Brief>
Copy out each line of the material in which the word "that" appears.
#### Material ####
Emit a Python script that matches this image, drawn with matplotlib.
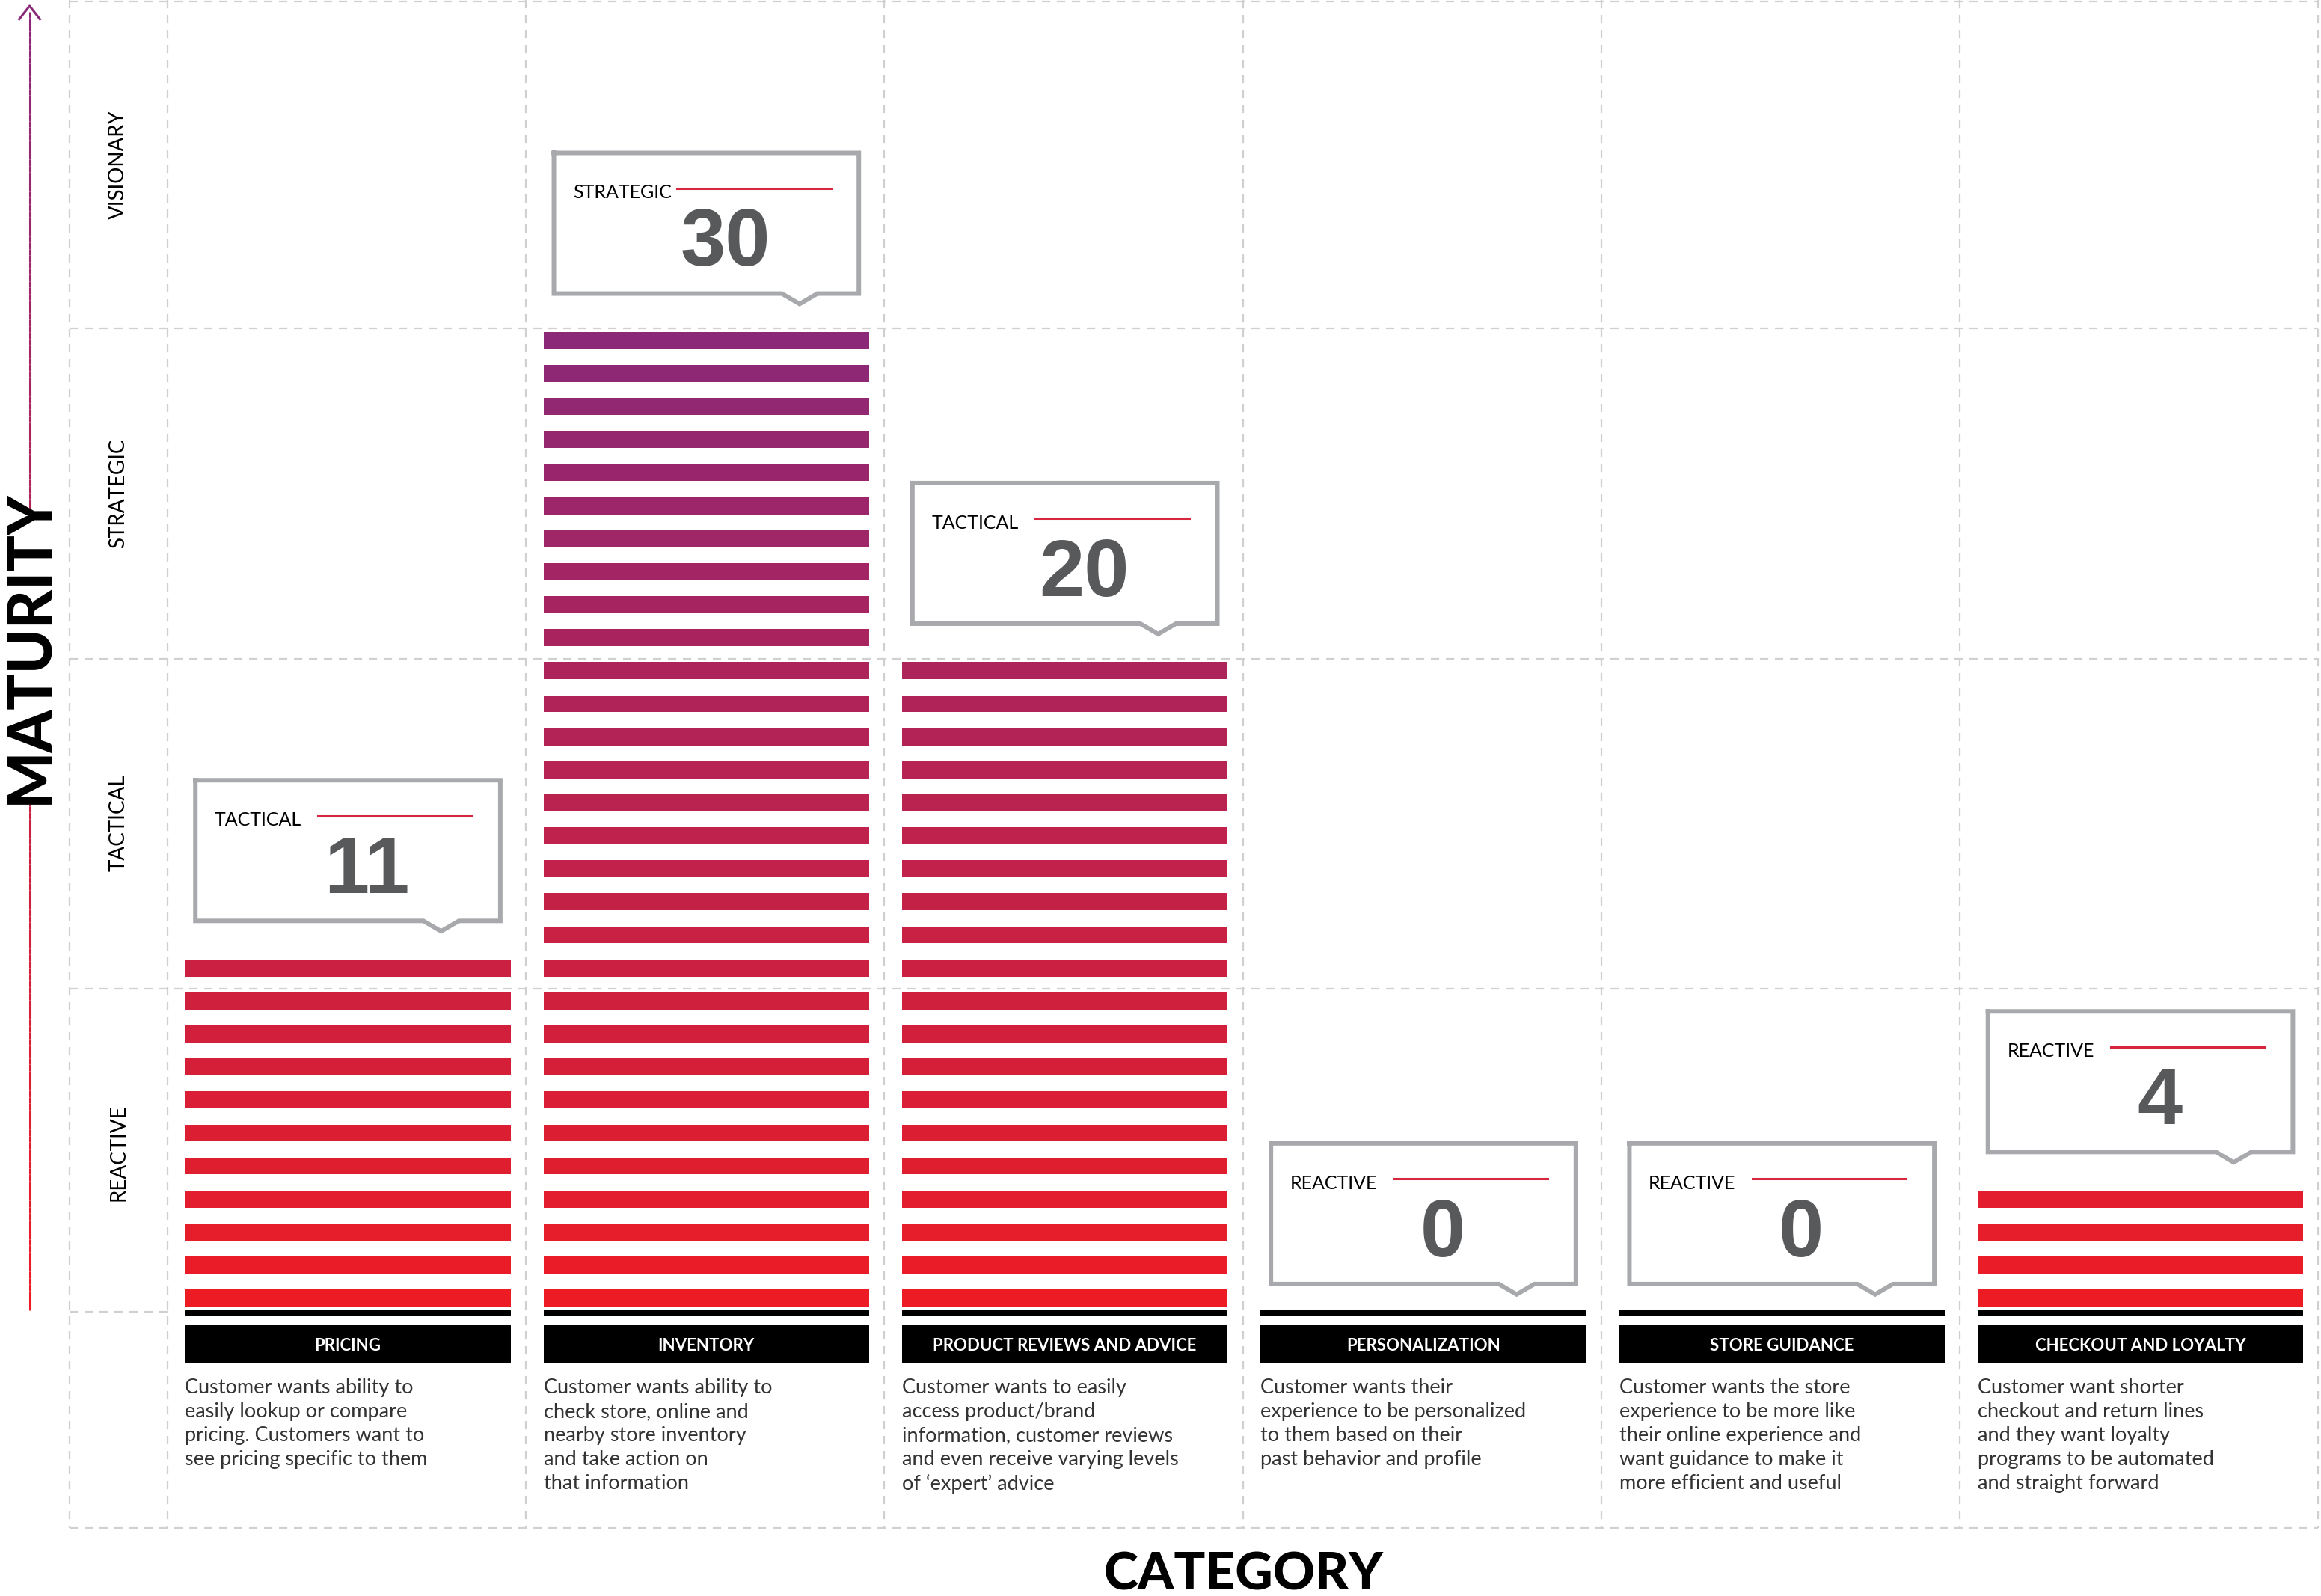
####
#### Material ####
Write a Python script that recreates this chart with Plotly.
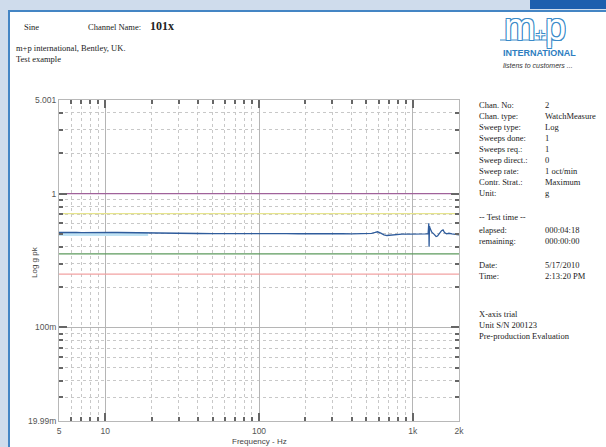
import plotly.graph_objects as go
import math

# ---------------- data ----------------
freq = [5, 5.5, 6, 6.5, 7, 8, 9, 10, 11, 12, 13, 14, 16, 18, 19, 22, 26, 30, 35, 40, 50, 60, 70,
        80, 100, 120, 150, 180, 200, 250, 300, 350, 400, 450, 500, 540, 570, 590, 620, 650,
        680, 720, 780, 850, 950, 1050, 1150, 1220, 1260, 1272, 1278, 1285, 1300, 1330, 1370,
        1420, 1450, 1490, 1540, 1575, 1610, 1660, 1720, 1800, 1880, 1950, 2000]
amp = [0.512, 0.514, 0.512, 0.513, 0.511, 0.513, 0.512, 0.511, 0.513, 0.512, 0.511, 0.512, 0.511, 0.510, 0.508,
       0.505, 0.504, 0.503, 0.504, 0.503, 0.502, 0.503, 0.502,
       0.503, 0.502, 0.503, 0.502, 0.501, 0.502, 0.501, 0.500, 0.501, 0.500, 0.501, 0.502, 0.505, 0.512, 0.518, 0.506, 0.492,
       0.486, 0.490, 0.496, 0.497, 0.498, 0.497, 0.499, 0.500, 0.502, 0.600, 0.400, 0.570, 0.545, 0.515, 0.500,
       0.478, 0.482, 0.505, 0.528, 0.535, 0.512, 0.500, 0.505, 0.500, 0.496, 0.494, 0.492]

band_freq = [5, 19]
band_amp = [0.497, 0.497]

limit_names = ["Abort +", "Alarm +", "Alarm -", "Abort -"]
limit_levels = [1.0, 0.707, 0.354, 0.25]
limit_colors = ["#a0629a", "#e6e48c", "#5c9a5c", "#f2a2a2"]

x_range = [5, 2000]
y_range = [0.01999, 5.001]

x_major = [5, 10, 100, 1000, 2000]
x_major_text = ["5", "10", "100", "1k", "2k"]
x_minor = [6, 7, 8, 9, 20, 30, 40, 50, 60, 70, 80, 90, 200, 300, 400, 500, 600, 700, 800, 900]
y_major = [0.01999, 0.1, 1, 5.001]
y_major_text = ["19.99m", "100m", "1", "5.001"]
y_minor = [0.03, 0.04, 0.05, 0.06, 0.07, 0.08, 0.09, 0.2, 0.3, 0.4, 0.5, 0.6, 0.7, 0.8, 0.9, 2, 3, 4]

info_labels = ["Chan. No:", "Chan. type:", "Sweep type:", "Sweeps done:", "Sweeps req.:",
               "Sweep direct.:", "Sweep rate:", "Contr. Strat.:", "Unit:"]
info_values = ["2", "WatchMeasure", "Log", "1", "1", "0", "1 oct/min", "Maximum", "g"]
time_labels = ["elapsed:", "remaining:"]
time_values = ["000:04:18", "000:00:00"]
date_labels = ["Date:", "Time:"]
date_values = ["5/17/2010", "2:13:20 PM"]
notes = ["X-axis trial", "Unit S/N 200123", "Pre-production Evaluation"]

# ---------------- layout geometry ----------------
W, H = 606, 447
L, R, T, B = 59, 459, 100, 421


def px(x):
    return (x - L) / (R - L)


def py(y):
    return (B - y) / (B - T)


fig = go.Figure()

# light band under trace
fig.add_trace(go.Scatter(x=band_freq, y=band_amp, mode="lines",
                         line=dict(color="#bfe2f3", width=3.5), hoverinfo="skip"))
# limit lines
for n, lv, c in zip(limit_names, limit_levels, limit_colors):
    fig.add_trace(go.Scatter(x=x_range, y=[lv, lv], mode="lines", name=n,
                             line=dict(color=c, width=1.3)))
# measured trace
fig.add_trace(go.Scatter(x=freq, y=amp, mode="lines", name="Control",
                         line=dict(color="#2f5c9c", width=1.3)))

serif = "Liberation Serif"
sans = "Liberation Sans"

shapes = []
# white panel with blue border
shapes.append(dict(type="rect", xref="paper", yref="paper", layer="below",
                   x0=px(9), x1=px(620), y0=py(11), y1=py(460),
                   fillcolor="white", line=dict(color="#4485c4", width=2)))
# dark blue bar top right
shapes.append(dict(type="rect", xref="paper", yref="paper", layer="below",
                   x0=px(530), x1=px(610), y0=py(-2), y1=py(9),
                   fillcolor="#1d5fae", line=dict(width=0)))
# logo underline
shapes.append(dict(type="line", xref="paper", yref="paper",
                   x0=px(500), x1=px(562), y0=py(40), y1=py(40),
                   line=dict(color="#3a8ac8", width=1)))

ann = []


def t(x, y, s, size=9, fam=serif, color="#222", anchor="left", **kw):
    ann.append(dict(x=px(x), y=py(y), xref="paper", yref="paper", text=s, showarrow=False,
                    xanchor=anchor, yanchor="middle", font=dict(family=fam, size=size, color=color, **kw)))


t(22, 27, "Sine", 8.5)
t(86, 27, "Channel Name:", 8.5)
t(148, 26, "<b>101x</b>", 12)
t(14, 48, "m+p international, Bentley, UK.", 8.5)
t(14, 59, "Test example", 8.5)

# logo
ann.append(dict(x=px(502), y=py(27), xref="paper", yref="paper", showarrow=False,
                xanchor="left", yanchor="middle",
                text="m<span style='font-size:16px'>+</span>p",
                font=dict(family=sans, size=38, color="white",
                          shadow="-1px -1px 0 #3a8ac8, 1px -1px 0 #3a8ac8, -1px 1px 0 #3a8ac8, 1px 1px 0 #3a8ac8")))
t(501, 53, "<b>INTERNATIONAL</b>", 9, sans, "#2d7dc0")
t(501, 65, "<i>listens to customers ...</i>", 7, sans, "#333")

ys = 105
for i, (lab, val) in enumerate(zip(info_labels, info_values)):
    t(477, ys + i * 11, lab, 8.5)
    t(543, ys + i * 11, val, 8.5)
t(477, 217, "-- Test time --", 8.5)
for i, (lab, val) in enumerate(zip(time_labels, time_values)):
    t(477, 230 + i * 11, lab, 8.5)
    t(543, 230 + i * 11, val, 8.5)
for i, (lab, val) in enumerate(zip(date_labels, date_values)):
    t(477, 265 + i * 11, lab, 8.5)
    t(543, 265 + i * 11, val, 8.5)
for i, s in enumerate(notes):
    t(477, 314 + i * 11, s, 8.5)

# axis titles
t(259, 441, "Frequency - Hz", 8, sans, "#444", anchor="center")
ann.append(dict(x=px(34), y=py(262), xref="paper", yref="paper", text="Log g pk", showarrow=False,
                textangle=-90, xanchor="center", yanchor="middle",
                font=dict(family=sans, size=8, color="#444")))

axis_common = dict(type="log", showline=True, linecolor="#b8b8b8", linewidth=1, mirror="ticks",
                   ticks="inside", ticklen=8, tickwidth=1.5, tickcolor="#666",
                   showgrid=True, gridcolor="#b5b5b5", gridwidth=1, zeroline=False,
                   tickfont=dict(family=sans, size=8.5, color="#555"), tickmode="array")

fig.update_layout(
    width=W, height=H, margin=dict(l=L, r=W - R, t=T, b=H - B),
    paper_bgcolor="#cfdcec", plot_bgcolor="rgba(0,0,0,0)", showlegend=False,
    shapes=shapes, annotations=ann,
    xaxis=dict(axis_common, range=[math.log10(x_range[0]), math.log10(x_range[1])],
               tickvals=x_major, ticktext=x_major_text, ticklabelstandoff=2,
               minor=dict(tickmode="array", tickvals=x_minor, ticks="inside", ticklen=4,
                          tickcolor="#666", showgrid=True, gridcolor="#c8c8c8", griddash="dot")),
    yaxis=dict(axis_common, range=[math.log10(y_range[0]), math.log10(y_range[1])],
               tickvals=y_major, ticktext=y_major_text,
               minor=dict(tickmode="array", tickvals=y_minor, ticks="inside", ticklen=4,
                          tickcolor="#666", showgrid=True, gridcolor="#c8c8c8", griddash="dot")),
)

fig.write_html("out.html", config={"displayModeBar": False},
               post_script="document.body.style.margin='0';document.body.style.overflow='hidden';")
####
Task output>
Emit a Python script that matches this image, drawn with matplotlib.
Write a Python script that recreates this chart with Plotly.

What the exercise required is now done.